Диковина понял вопрос, понюхал суп и по всей видимости отнесся к предложенному не столь равнодушно, как к вину. Он издал очередное кулдыканье, которое Глод перевел на свой лад.

— Не знаешь, что это такое, а попробовать все-таки не прочь. Это капустный суп, парень. Настоящий, а не из банки или там из пакета. Из собственной моей капусты варено. Из ранней, сорта «скороспелый бакалан», вот как капуста эта зовется, но чтобы ты про такую слышал, я в жизнь не поверю. Не представляю я тебя на огороде с твоим ящиком и тарелкой, разве что ты слизняков усыпишь, как ты того, старого негодника, в сон вогнал.

При этом воспоминании он опять развеселился.
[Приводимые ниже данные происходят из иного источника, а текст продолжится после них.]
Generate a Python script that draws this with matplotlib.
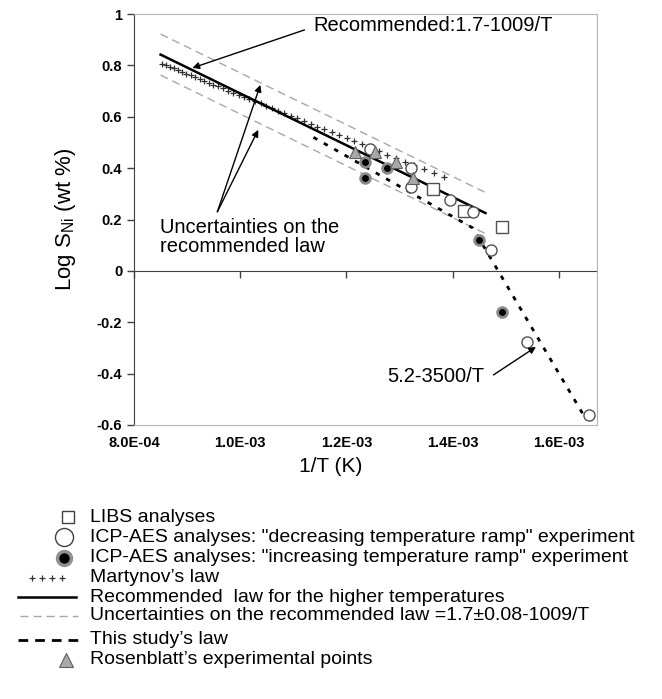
import matplotlib.pyplot as plt
from matplotlib.lines import Line2D
from matplotlib.ticker import FuncFormatter

plt.rcParams['font.family'] = ['Liberation Sans', 'DejaVu Sans']
plt.rcParams['mathtext.fontset'] = 'custom'
plt.rcParams['mathtext.rm'] = 'Liberation Sans'

# LIBS analyses (squares)
libs_x = [1.364e-3, 1.421e-3, 1.493e-3]
libs_y = [0.32, 0.233, 0.171]
# ICP-AES, decreasing temperature ramp (open circles)
dec_x = [1.245e-3, 1.321e-3, 1.321e-3, 1.396e-3, 1.438e-3, 1.472e-3, 1.540e-3, 1.657e-3]
dec_y = [0.475, 0.40, 0.327, 0.276, 0.23, 0.082, -0.276, -0.56]
# ICP-AES, increasing temperature ramp (filled circles)
inc_x = [1.236e-3, 1.236e-3, 1.277e-3, 1.449e-3, 1.494e-3]
inc_y = [0.424, 0.362, 0.40, 0.12, -0.16]
# Rosenblatt's experimental points (triangles)
ros_x = [1.217e-3, 1.253e-3, 1.293e-3, 1.326e-3]
ros_y = [0.463, 0.463, 0.424, 0.362]

# Martynov's law, one point every 10 K
mart_T = [1173, 1163, 1153, 1143, 1133, 1123, 1113, 1103, 1093, 1083, 1073, 1063,
          1053, 1043, 1033, 1023, 1013, 1003, 993, 983, 973, 963, 953, 943, 933,
          923, 913, 903, 893, 883, 873, 863, 853, 843, 833, 823, 813, 803, 793,
          783, 773, 763, 753, 743, 733, 723]
mart_y = [0.806, 0.800, 0.794, 0.788, 0.781, 0.775, 0.768, 0.761, 0.754, 0.747,
          0.740, 0.733, 0.725, 0.718, 0.710, 0.702, 0.694, 0.686, 0.678, 0.669,
          0.660, 0.652, 0.642, 0.633, 0.624, 0.614, 0.604, 0.594, 0.584, 0.573,
          0.562, 0.551, 0.540, 0.529, 0.517, 0.505, 0.492, 0.479, 0.466, 0.453,
          0.439, 0.425, 0.411, 0.396, 0.380, 0.365]
mart_x = [1.0 / t for t in mart_T]

# recommended law 1.7-1009/T and its +-0.08 band
rec_x = [8.5e-4, 1.462e-3]
rec_y = [0.842, 0.225]
unc_hi_y = [0.922, 0.305]
unc_lo_y = [0.762, 0.145]

# this study's law (two segments, steep part 5.2-3500/T)
study_x = [1.138e-3, 1.438e-3, 1.652e-3]
study_y = [0.52, 0.167, -0.58]

xticks = [8e-4, 1e-3, 1.2e-3, 1.4e-3, 1.6e-3]
yticks = [-0.6, -0.4, -0.2, 0, 0.2, 0.4, 0.6, 0.8, 1.0]

W, H = 662, 699
fig = plt.figure(figsize=(W / 100, H / 100), dpi=100)
ax = fig.add_axes([134 / W, 1 - 425 / H, (597 - 134) / W, (425 - 14) / H])

ax.plot(rec_x, unc_hi_y, color='#a8a8a8', lw=1, dashes=(5.8, 3.6))
ax.plot(rec_x, unc_lo_y, color='#a8a8a8', lw=1, dashes=(5.8, 3.6))
ax.plot(study_x, study_y, color='black', lw=2, dashes=(1.6, 2.7))
ax.plot(mart_x, mart_y, ls='none', marker='+', ms=5, mew=0.9, color='#303030')
ax.plot(rec_x, rec_y, color='black', lw=1.8)

ax.plot(libs_x, libs_y, ls='none', marker='s', ms=8, mfc='white', mec='#505050', mew=1)
ax.plot(dec_x, dec_y, ls='none', marker='o', ms=8, mfc='white', mec='#505050', mew=1)
ax.plot(inc_x, inc_y, ls='none', marker='o', ms=7, mfc='black', mec='#8a8a8a', mew=2)
ax.plot(ros_x, ros_y, ls='none', marker='^', ms=9, mfc='#a8a8a8', mec='#606060', mew=0.8)

ax.set_xlim(8e-4, 1.672e-3)
ax.set_ylim(-0.6, 1.0)
ax.set_xticks(xticks)
ax.set_yticks(yticks)
ax.xaxis.set_major_formatter(FuncFormatter(lambda v, p: '%.1E' % v))
ax.yaxis.set_major_formatter(FuncFormatter(lambda v, p: '%g' % round(v, 1)))
ax.tick_params(axis='x', length=0, pad=8, labelsize=10.5)
ax.tick_params(axis='y', length=5, width=1, color='#404040', direction='out', labelsize=10.5)
for lab in ax.get_xticklabels() + ax.get_yticklabels():
    lab.set_fontweight('bold')
for s in ['top', 'right', 'bottom']:
    ax.spines[s].set_color('#b4b4b4')
ax.spines['left'].set_color('#404040')

# x axis crossing at y = 0
zero_ax = ax.secondary_xaxis(0.6 / 1.6)
zero_ax.set_xticks(xticks)
zero_ax.tick_params(length=5, width=1, color='#404040', labelbottom=False, labeltop=False)
for s in zero_ax.spines.values():
    s.set_color('#404040')

ax.set_xlabel('1/T (K)', fontsize=15)
ax.xaxis.set_label_coords(0.425, -0.078)
ax.set_ylabel(r'Log S$_{\mathregular{Ni}}$ (wt %)', fontsize=16)
ax.yaxis.set_label_coords(-0.12, 0.5)

# annotations
arrow = dict(arrowstyle='-|>', color='black', lw=1, mutation_scale=10, shrinkA=0, shrinkB=0)
ax.annotate('', xy=(9.1e-4, 0.79), xytext=(1.121e-3, 0.938), arrowprops=arrow)
ax.text(1.138e-3, 0.955, 'Recommended:1.7-1009/T', fontsize=14.5, va='center')
ax.annotate('', xy=(1.038e-3, 0.724), xytext=(9.57e-4, 0.23), arrowprops=arrow)
ax.annotate('', xy=(1.034e-3, 0.549), xytext=(9.57e-4, 0.23), arrowprops=arrow)
ax.text(8.49e-4, 0.205, 'Uncertainties on the\nrecommended law', fontsize=14.5,
        va='top', linespacing=1.0)
ax.annotate('', xy=(1.557e-3, -0.296), xytext=(1.477e-3, -0.405), arrowprops=arrow)
ax.text(1.277e-3, -0.411, '5.2-3500/T', fontsize=14.5, va='center')

# legend below the chart
legend_rows = [517, 537, 558, 578, 597, 616, 640, 660]
legend_labels = ['LIBS analyses',
                 'ICP-AES analyses: "decreasing temperature ramp" experiment',
                 'ICP-AES analyses: "increasing temperature ramp" experiment',
                 'Martynov\u2019s law',
                 'Recommended  law for the higher temperatures',
                 'Uncertainties on the recommended law =1.7\u00b10.08-1009/T',
                 'This study\u2019s law',
                 'Rosenblatt\u2019s experimental points']
for py, lab in zip(legend_rows, legend_labels):
    fig.text(90 / W, 1 - py / H, lab, fontsize=14, va='center')

def handle(xs, py, **kw):
    fx = [x / W for x in xs]
    fy = [1 - py / H] * len(xs)
    fig.add_artist(Line2D(fx, fy, transform=fig.transFigure, **kw))

r = legend_rows
handle([68], r[0], ls='none', marker='s', ms=9, mfc='white', mec='#404040', mew=1)
handle([64], r[1], ls='none', marker='o', ms=13, mfc='white', mec='#404040', mew=1)
handle([64], r[2], ls='none', marker='o', ms=10, mfc='black', mec='#909090', mew=2.5)
handle([32, 42, 52, 62], r[3], ls='none', marker='+', ms=5, mew=0.9, color='#303030')
handle([18, 76], r[4], color='black', lw=1.8)
handle([20, 78], r[5], color='#a8a8a8', lw=1, dashes=(5.8, 3.6))
handle([18, 78], r[6], color='black', lw=2, dashes=(3.5, 2.5))
handle([66], r[7], ls='none', marker='^', ms=10, mfc='#a8a8a8', mec='#606060', mew=0.8)

fig.savefig('out.png', dpi=100)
Потом захлопотал, зажег спиртовку, поставил на огонь кастрюлю, вынул из буфета белую мисочку с синими разводами — такие мисочки в свое время пользовались большим спросом в Бурбонне, — положил рядом с ней ложку, а тем временем Диковина с нескрываемым интересом следил за действиями хозяина. Глод заметил его любопытный взгляд и хихикнул.

— Видать, там на вашей Большой Медведице вы не жирно кушаете, раз ты глазищи выпучил, когда тебе две ложки супу разогревают. А может, ты удивляешься, что не баба по хозяйству возится, а мужик. Что поделаешь, если моя уже давно в земле лежит, мне ведь не обязательно мчаться за ней следом. Я не так уж и спешу. Чем позже она меня увидит, тем лучше.

Он нарезал хлеб и бросил несколько ломтей в мисочку, что окончательно сразило гостя.

— Тоже мне, чурбаки, — от души веселился Глод. — Куска хлеба в глаза не видели. Если ты, Диковина, пригласишь меня к себе позавтракать, будь уверен, я к тебе вовек не приду. Кушай на здоровье!

Диковина явно оживился, что-то длинно закудахтал, зажав хлебную корку в пальцах. Ратинье прервал его:

— Не надрывайся зря! Все одинаковые. Когда один слово «дерьмо» говорит, другому «окорок» слышится.

Суп закипел. Глод потушил спиртовку, снял кастрюлю с огня, залил горячим супом куски хлеба.

— Не набрасывайся сразу, пусть хлеб немножко соку наберется. Все-то тебе, канибалу, объяснять приходится.

Он свернул сигарету, закурил, чиркнув своей зажигалкой, работавшей на мазуте. Увидев, что из ноздрей Глода повалил дым, Диковина испуганно вскочил со стула. А Глод так и зашелся от смеха.

— Ты небось думал, что я взорвусь! Ей-богу, с этим клоуном не соскучишься. Когда я звук какой издам, он невесть откуда мчится. Когда курю, он, видите ли, пугается. Ну, милок, приступай к делу!

Он указал Диковине на мисочку, а тот, ошеломленный, переводил глаза то на суп, то на Глода, то опять на суп. Этого Ратинье уже не мог выдержать, он заворчал:

— Да он и есть-то не умеет! Еще показывай ему что к чему. В ихних колониях, видать, одну мерзятину жрут. Да ты настоящий дикарь, разнесчастная твоя башка. Кстати, заметь, видик у тебя не очень-то блестящий. Кожа чисто как резина. Тут любой, не только доктор, тебе скажет, что твой организм нуждается в красных кровяных шариках, в красном вине то есть. Ох, Диковина! А ну! Смотри, как я делаю.

Он вооружился ложкой, зачерпнул супа, поднес ко рту, подул и проглотил. Затем протянул ложку Диковине, который неуклюже ухватил ее.

— Понял, дурья голова? Я чистой ложки тебе не дам, небось я не чесоточный какой-нибудь.

Диковина покорно зачерпнул ложку супа, но вместо того, чтобы отправить его в рот, долго принюхивался. Глод даже обозлился.

— Да чтоб тебя разорвало, это же не навоз! Глотай живее! Да глотай же ты!